Paterno’s Transfer May Be Voidable
Less than four months before the recent Jerry Sanduski’s sexual abuse scandal erupted, Joe Paterno transferred ownership of his house to Suzanne P. Paterno, trustee of a trust. Prior to the transfer, Joe and Suzanne Paterno jointly owned the house which is now worth $594,484.40.
If Paterno is sued and found personally liable, the house may still be available to satisfy a judgment against him if the transfer was fraudulent. A transfer is fraudulent when it is made “with intent to hinder, delay or defraud creditors.” If a court finds Paterno’s transfer was fraudulent, it can declare the transfer void, making the assets available to creditors.

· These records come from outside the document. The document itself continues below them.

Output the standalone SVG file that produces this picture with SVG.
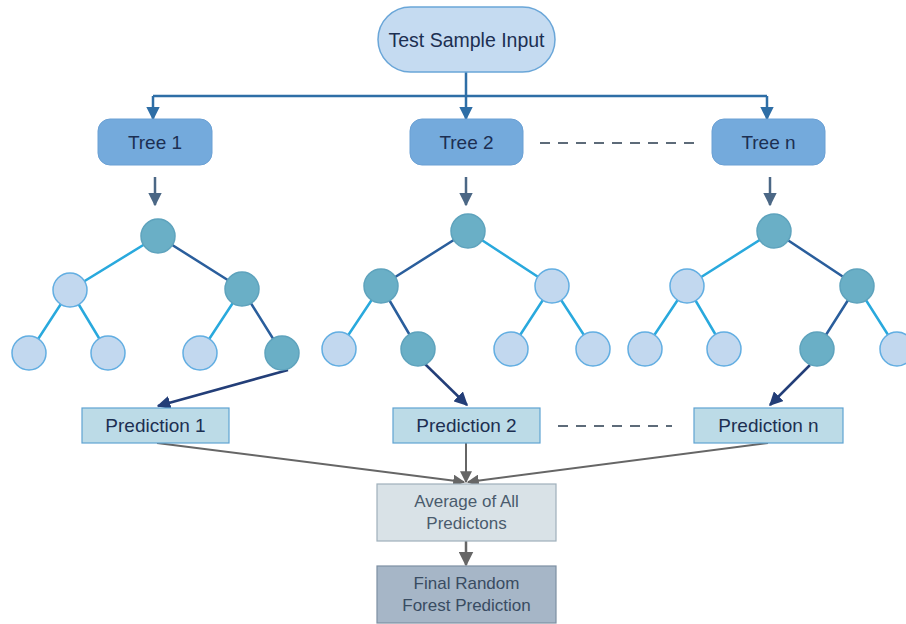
<svg xmlns="http://www.w3.org/2000/svg" width="906" height="624" viewBox="0 0 906 624">
<style>
text{font-family:"Liberation Sans",Arial,sans-serif;text-anchor:middle;dominant-baseline:central}
.start{fill:#c5dbf1;stroke:#6aa6d8;stroke-width:1.5}
.tree{fill:#74aadc;stroke:#6aa0d4;stroke-width:1}
.pred{fill:#bcdbe7;stroke:#5fa3d2;stroke-width:1.2}
.avg{fill:#d9e2e7;stroke:#9fb0bb;stroke-width:1.2}
.fin{fill:#a6b6c7;stroke:#7d8fa2;stroke-width:1.2}
.lt{fill:#c2d8ef;stroke:#62aee2;stroke-width:1.5}
.dk{fill:#6aafc6;stroke:#5ea3bd;stroke-width:1.5}
.el{stroke:#29a9dd;stroke-width:2.5}
.ed{stroke:#2a5e9c;stroke-width:2.5}
.t1{fill:#1c2f52;font-size:19.5px}
.t2{fill:#1c2f52;font-size:19px}
.t3{fill:#4a5b6d;font-size:17px}
.t4{fill:#394c62;font-size:17px}
</style>
<defs>
<marker id="ab" viewBox="0 0 10 10" refX="9" refY="5" markerWidth="5.5" markerHeight="5.5" orient="auto"><path d="M0,0 L10,5 L0,10 z" fill="#2e6ea6"/></marker>
<marker id="ag" viewBox="0 0 10 10" refX="9" refY="5" markerWidth="5.5" markerHeight="5.5" orient="auto"><path d="M0,0 L10,5 L0,10 z" fill="#4b6785"/></marker>
<marker id="an" viewBox="0 0 10 10" refX="9" refY="5" markerWidth="5.5" markerHeight="5.5" orient="auto"><path d="M0,0 L10,5 L0,10 z" fill="#233e78"/></marker>
<marker id="ay" viewBox="0 0 10 10" refX="9" refY="5" markerWidth="6" markerHeight="6" orient="auto"><path d="M0,0 L10,5 L0,10 z" fill="#666"/></marker>
</defs>

<g id="connectors" fill="none">
<path d="M466,72 V96 M153,96 H767" stroke="#2e6ea6" stroke-width="2.5"/>
<path d="M153,96 V119" stroke="#2e6ea6" stroke-width="2.5" marker-end="url(#ab)"/>
<path d="M466,96 V119" stroke="#2e6ea6" stroke-width="2.5" marker-end="url(#ab)"/>
<path d="M767,96 V119" stroke="#2e6ea6" stroke-width="2.5" marker-end="url(#ab)"/>
<path d="M540,143 H694" stroke="#5d6b79" stroke-width="2" stroke-dasharray="10,8"/>
<path d="M155,177 V205" stroke="#4b6785" stroke-width="2.5" marker-end="url(#ag)"/>
<path d="M466,177 V205" stroke="#4b6785" stroke-width="2.5" marker-end="url(#ag)"/>
<path d="M770,177 V205" stroke="#4b6785" stroke-width="2.5" marker-end="url(#ag)"/>
<path d="M288,370 L158,406" stroke="#233e78" stroke-width="2.5" marker-end="url(#an)"/>
<path d="M425,364 L467,405" stroke="#233e78" stroke-width="2.5" marker-end="url(#an)"/>
<path d="M810,365 L770,405" stroke="#233e78" stroke-width="2.5" marker-end="url(#an)"/>
<path d="M558,426 H672" stroke="#5d6b79" stroke-width="2" stroke-dasharray="10,8"/>
<path d="M157,443 L464,482" stroke="#666" stroke-width="2" marker-end="url(#ay)"/>
<path d="M466,443 V482" stroke="#666" stroke-width="2" marker-end="url(#ay)"/>
<path d="M768,443 L468,482" stroke="#666" stroke-width="2" marker-end="url(#ay)"/>
<path d="M466,541 V565" stroke="#666" stroke-width="2.5" marker-end="url(#ay)"/>
</g>

<g id="start"><rect class="start" x="378" y="7" width="177" height="65" rx="32.5"/><text class="t1" x="466.5" y="40">Test Sample Input</text></g>
<g id="tree1"><rect class="tree" x="98" y="119" width="114" height="46" rx="12"/><text class="t2" x="155" y="142">Tree 1</text></g>
<g id="tree2"><rect class="tree" x="410" y="119" width="113" height="46" rx="12"/><text class="t2" x="466.5" y="142">Tree 2</text></g>
<g id="treen"><rect class="tree" x="712" y="119" width="113" height="46" rx="12"/><text class="t2" x="768.5" y="142">Tree n</text></g>

<g id="diagram1">
<path class="el" d="M158,236 L70,290 M70,290 L29,353 M70,290 L108,353 M242,289 L200,353"/>
<path class="ed" d="M158,236 L242,289 M242,289 L282,353"/>
<circle class="dk" cx="158" cy="236" r="17"/>
<circle class="lt" cx="70" cy="290" r="17"/>
<circle class="dk" cx="242" cy="289" r="17"/>
<circle class="lt" cx="29" cy="353" r="17"/>
<circle class="lt" cx="108" cy="353" r="17"/>
<circle class="lt" cx="200" cy="353" r="17"/>
<circle class="dk" cx="282" cy="353" r="17"/>
</g>

<g id="diagram2">
<path class="el" d="M468,231 L552,286 M381,286 L339,349 M552,286 L511,349 M552,286 L593,349"/>
<path class="ed" d="M468,231 L381,286 M381,286 L418,349"/>
<circle class="dk" cx="468" cy="231" r="17"/>
<circle class="dk" cx="381" cy="286" r="17"/>
<circle class="lt" cx="552" cy="286" r="17"/>
<circle class="lt" cx="339" cy="349" r="17"/>
<circle class="dk" cx="418" cy="349" r="17"/>
<circle class="lt" cx="511" cy="349" r="17"/>
<circle class="lt" cx="593" cy="349" r="17"/>
</g>

<g id="diagramn">
<path class="el" d="M774,231 L687,286 M687,286 L645,349 M687,286 L724,349 M857,286 L897,349"/>
<path class="ed" d="M774,231 L857,286 M857,286 L817,349"/>
<circle class="dk" cx="774" cy="231" r="17"/>
<circle class="lt" cx="687" cy="286" r="17"/>
<circle class="dk" cx="857" cy="286" r="17"/>
<circle class="lt" cx="645" cy="349" r="17"/>
<circle class="lt" cx="724" cy="349" r="17"/>
<circle class="dk" cx="817" cy="349" r="17"/>
<circle class="lt" cx="897" cy="349" r="17"/>
</g>

<g id="pred1"><rect class="pred" x="82" y="408" width="147" height="35"/><text class="t2" x="155.5" y="425.5">Prediction 1</text></g>
<g id="pred2"><rect class="pred" x="393" y="408" width="147" height="35"/><text class="t2" x="466.5" y="425.5">Prediction 2</text></g>
<g id="predn"><rect class="pred" x="694" y="408" width="149" height="35"/><text class="t2" x="768.5" y="425.5">Prediction n</text></g>

<g id="average"><rect class="avg" x="377" y="484" width="179" height="57"/><text class="t3" x="466.5" y="501">Average of All</text><text class="t3" x="466.5" y="523">Predictons</text></g>
<g id="final"><rect class="fin" x="377" y="566" width="179" height="57"/><text class="t4" x="466.5" y="583">Final Random</text><text class="t4" x="466.5" y="605">Forest Prediction</text></g>
</svg>
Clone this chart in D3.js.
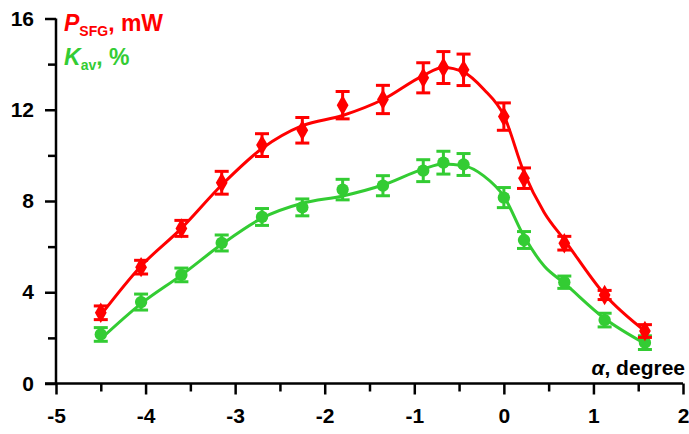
<!DOCTYPE html>
<html>
<head>
<meta charset="utf-8">
<script src="https://cdn.jsdelivr.net/npm/d3@7"></script>
<style>
  html, body { margin: 0; padding: 0; background: #fff; }
  svg text { font-family: "Liberation Sans", Arial, sans-serif; font-weight: bold; }
</style>
</head>
<body>
<div id="chart"></div>
<script>
// angle values (degree)
var alpha = [-4.5, -4.05, -3.6, -3.15, -2.7, -2.25, -1.8, -1.35, -0.9, -0.675, -0.45, 0, 0.225, 0.675, 1.125, 1.575]
// P_SFG, mW
var pSfg = [3.1, 5.1, 6.8, 8.8, 10.45, 11.1, 12.2, 12.45, 13.4, 13.85, 13.75, 11.7, 9.0, 6.15, 3.88, 2.3]
var pErr = [0.3, 0.3, 0.35, 0.5, 0.5, 0.56, 0.6, 0.62, 0.66, 0.7, 0.69, 0.6, 0.45, 0.3, 0.2, 0.28]
// K_av, %
var kAv = [2.15, 3.57, 4.76, 6.16, 7.3, 7.72, 8.5, 8.67, 9.33, 9.68, 9.6, 8.15, 6.29, 4.44, 2.78, 1.79]
var kErr = [0.3, 0.35, 0.3, 0.35, 0.37, 0.37, 0.45, 0.44, 0.48, 0.5, 0.48, 0.44, 0.37, 0.27, 0.3, 0.3]
// fitted curves
var fitAlpha = [-4.5, -4.05, -3.6, -3.15, -2.7, -2.25, -1.8, -1.35, -0.9, -0.675, -0.45, -0.225, 0, 0.225, 0.45, 0.675, 1.125, 1.575]
var pFit = [3.0, 5.15, 6.8, 8.7, 10.3, 11.3, 11.75, 12.45, 13.5, 13.85, 13.65, 12.9, 11.75, 9.25, 7.5, 6.3, 3.9, 2.3]
var kFit = [1.95, 3.5, 4.75, 6.1, 7.25, 7.9, 8.22, 8.7, 9.4, 9.62, 9.55, 9.1, 8.2, 6.45, 5.15, 4.4, 2.85, 1.75]

var xTicks = [-5, -4, -3, -2, -1, 0, 1, 2]
var xMinor = [-4.5, -3.5, -2.5, -1.5, -0.5, 0.5, 1.5]
var yTicks = [0, 4, 8, 12, 16]
var yMinor = [2, 6, 10, 14]

var width = 689, height = 434
var red = "#ff0000", green = "#33cc33"

var svg = d3.select("#chart").append("svg")
    .attr("width", width)
    .attr("height", height)

var x = d3.scaleLinear().domain([-5, 2]).range([56, 683])
var y = d3.scaleLinear().domain([0, 16]).range([383.5, 18.5])

// axes (plain hyphen for negatives, like the original)
var fmt = function (d) { return String(d) }
var xAxis = svg.append("g")
    .attr("transform", "translate(0," + y(0) + ")")
    .call(d3.axisBottom(x).tickValues(xTicks).tickSize(11).tickPadding(14).tickFormat(fmt))
xAxis.append("g")
    .call(d3.axisBottom(x).tickValues(xMinor).tickSize(8).tickFormat(""))
    .select(".domain").remove()

var yAxis = svg.append("g")
    .attr("transform", "translate(" + x(-5) + ",0)")
    .call(d3.axisLeft(y).tickValues(yTicks).tickSize(11).tickPadding(11).tickFormat(fmt))
yAxis.append("g")
    .call(d3.axisLeft(y).tickValues(yMinor).tickSize(8).tickFormat(""))
    .select(".domain").remove()

svg.selectAll(".domain")
    .attr("stroke", "#000")
    .attr("stroke-width", 2.5)
svg.selectAll(".tick line")
    .attr("stroke", "#000")
    .attr("stroke-width", 2.5)
svg.selectAll(".tick text")
    .attr("font-size", 21)
    .attr("fill", "#000")
xAxis.select(".domain").attr("d", "M" + (x(-5) - 11) + ",0H" + x(2))
yAxis.select(".domain").attr("d", "M0," + y(16) + "V" + y(0))

// one series: fit curve, error bars, markers
function drawSeries(vals, errs, fit, color, diamond) {
    var pts = alpha.map(function (a, i) {
        return { a: a, v: vals[i], e: errs[i] }
    })
    var fpts = fitAlpha.map(function (a, i) {
        return { a: a, f: fit[i] }
    })
    var g = svg.append("g")

    g.append("path")
        .datum(fpts)
        .attr("fill", "none")
        .attr("stroke", color)
        .attr("stroke-width", 3)
        .attr("d", d3.line()
            .x(d => x(d.a))
            .y(d => y(d.f))
            .curve(d3.curveMonotoneX))

    var eb = g.selectAll(".eb").data(pts).enter().append("g")
    eb.append("line")
        .attr("x1", d => x(d.a)).attr("x2", d => x(d.a))
        .attr("y1", d => y(d.v - d.e)).attr("y2", d => y(d.v + d.e))
        .attr("stroke", color).attr("stroke-width", 3)
    eb.append("line")
        .attr("x1", d => x(d.a) - 7).attr("x2", d => x(d.a) + 7)
        .attr("y1", d => y(d.v + d.e)).attr("y2", d => y(d.v + d.e))
        .attr("stroke", color).attr("stroke-width", 3)
    eb.append("line")
        .attr("x1", d => x(d.a) - 7).attr("x2", d => x(d.a) + 7)
        .attr("y1", d => y(d.v - d.e)).attr("y2", d => y(d.v - d.e))
        .attr("stroke", color).attr("stroke-width", 3)

    var sym = diamond ? d3.symbol().type(d3.symbolDiamond).size(120)
                      : d3.symbol().type(d3.symbolCircle).size(120)
    g.selectAll(".mk").data(pts).enter().append("path")
        .attr("transform", d => "translate(" + x(d.a) + "," + y(d.v) + ")")
        .attr("d", sym)
        .attr("fill", color)
}

drawSeries(kAv, kErr, kFit, green, false)
drawSeries(pSfg, pErr, pFit, red, true)

// legend labels
var t1 = svg.append("text").attr("x", 64).attr("y", 31).attr("fill", red).attr("font-size", 23)
t1.append("tspan").attr("font-style", "italic").text("P")
t1.append("tspan").attr("font-size", 14).attr("dy", 5).text("SFG")
t1.append("tspan").attr("dy", -5).text(", mW")

var t2 = svg.append("text").attr("x", 64).attr("y", 65).attr("fill", green).attr("font-size", 23)
t2.append("tspan").attr("font-style", "italic").text("K")
t2.append("tspan").attr("font-size", 14).attr("dy", 5).text("av")
t2.append("tspan").attr("dy", -5).text(", %")

// x axis title
var t3 = svg.append("text").attr("x", 685).attr("y", 375).attr("text-anchor", "end")
    .attr("fill", "#000").attr("font-size", 21)
t3.append("tspan").attr("font-style", "italic").text("α")
t3.append("tspan").text(", degree")
</script>
</body>
</html>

Asset protection strategies (i.e. the use of state-law exemptions, trusts, FLLPs, and LLCs) can help protects assets from future creditors, but these strategies typically make it difficult, not impossible, for creditors to reach a debtor’s assets. Asset protection planning should occur before the protection is actually needed, to help avoid allegations of fraudulent transfers.
See Deborah L. Jacobs, Paterno House Transfer Won’t Shelter Him, Forbes, Nov. 16, 2011.
Note that things would be different if he lived in Texas. In Texas, the homestead (regardless of value) is totally exempt from this type of creditor – no transfer would be needed – he could keep it in his own name and it would protected.